The campaign told the Washington Examiner it chose to hold the rally — Trump’s first of the year — in this specific border town because a barrier that was put up there a few years ago has led to a decrease in crime.

“As the President continues his flight to secure the border, there’s no better place to demonstrate that walls work in El Paso,” Michael Glassner, Trump campaign chief operating officer said in an email to the Examiner before the event. “President Trump looks forward to visiting with the patriots of Texas who are on the front lines of the struggle against open border Democrats who allow drugs, crime, and sex trafficking all along our border every day.”

The campaign found a receptive population in El Paso, where 62,000 people signed up to get tickets. The coliseum fits 7,500, and thousands of people hung around outside.

Sara Isabel Pantoja, a Hispanic resident of El Paso who attended the rally, said more wall in the region will further boost security.

“The wall they built helped crime,” she said. “Oh yes, 100 percent build the wall,” she said. “We are here because we want President Trump to finish what President Bush started a long time ago.”

Another attendee, 24-year-old Mario Guerra, said he supported former President Barack Obama but thinks adding more wall in his hometown is a good thing.

“The border wall has somewhat been helping drop crime, said Guerra. "Granted, before the wall crime has been dropping anyway,” he said. “I don’t have anything against or for the wall but I see more good than bad because, what can we lose?”

Maria Griffith, a mother and El Paso resident, said she noticed a major uptick in the number of families trying to claim asylum at a border crossing in El Paso over the weekend. As a grandmother, she said she sympathizes with the families trying to bring their children in but that the dangerous treks and illegal entries that many force their children to go through need to be stopped, and a wall would do that.

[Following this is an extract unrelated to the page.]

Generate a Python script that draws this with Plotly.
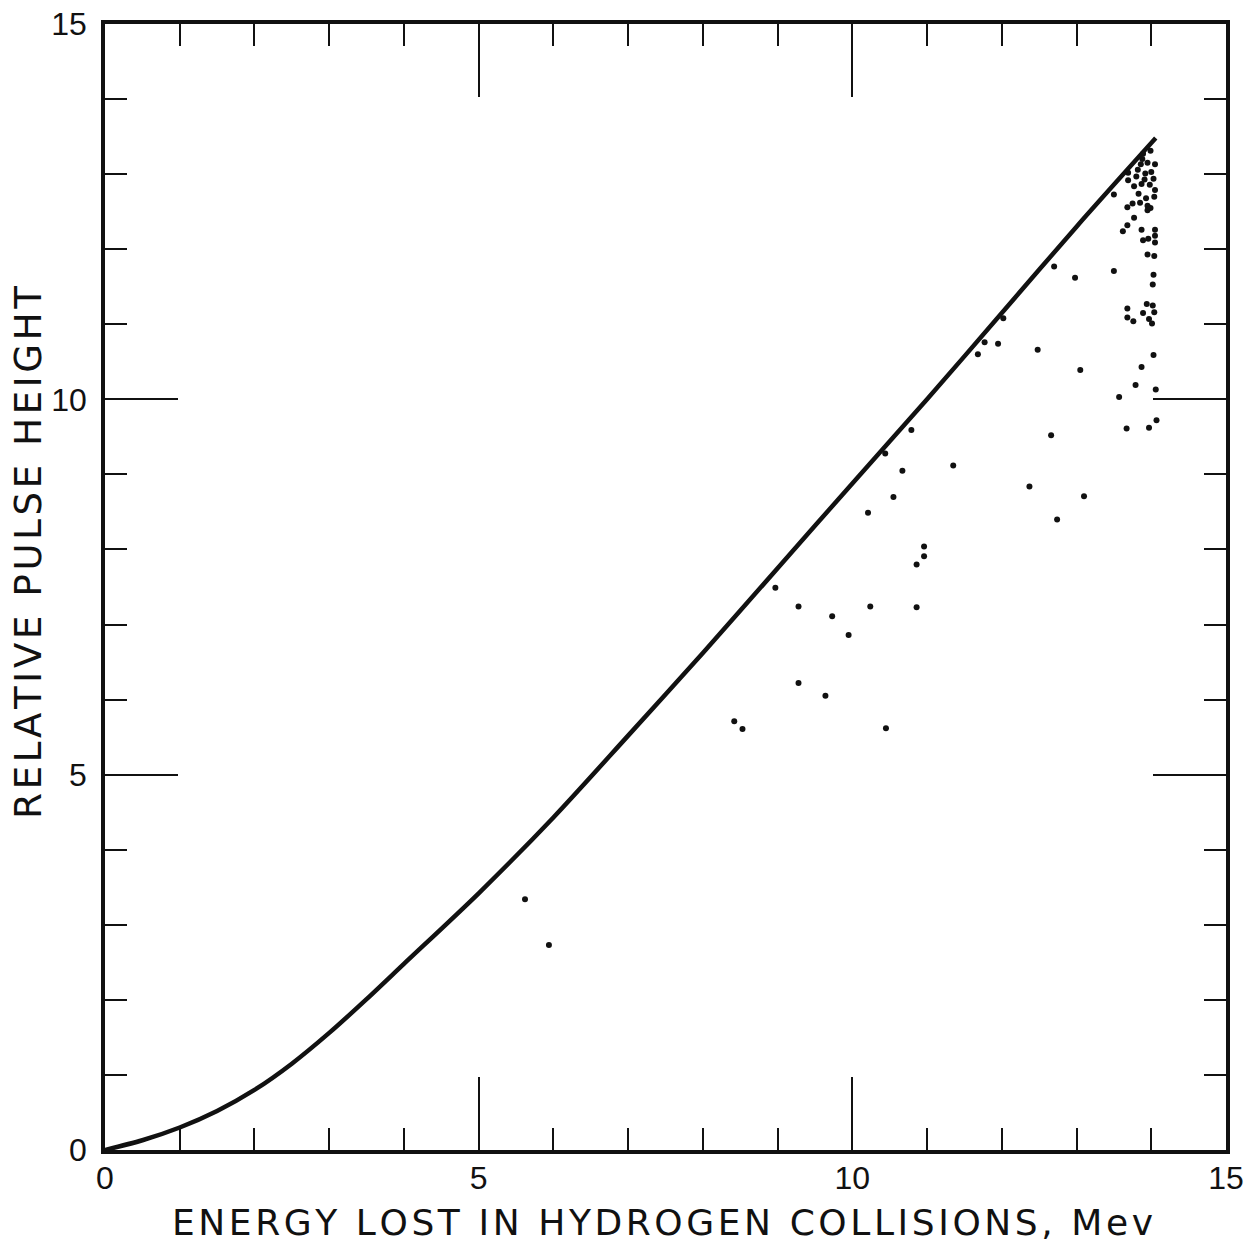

“If you build that wall, they’re not even gonna try. Those little kids are not gonna be at risk,” said Griffith.

"I spoke to people who’ve lived here a very long time and they said when that wall went up, it was a very different ballgame," said Trump during the rally.

"Just a few thousand feet from where we stand right now — it’s one of the most dangerous places in the world, Juarez. Thanks to a powerful border wall … [El Paso is] one of America’s most safest cities now.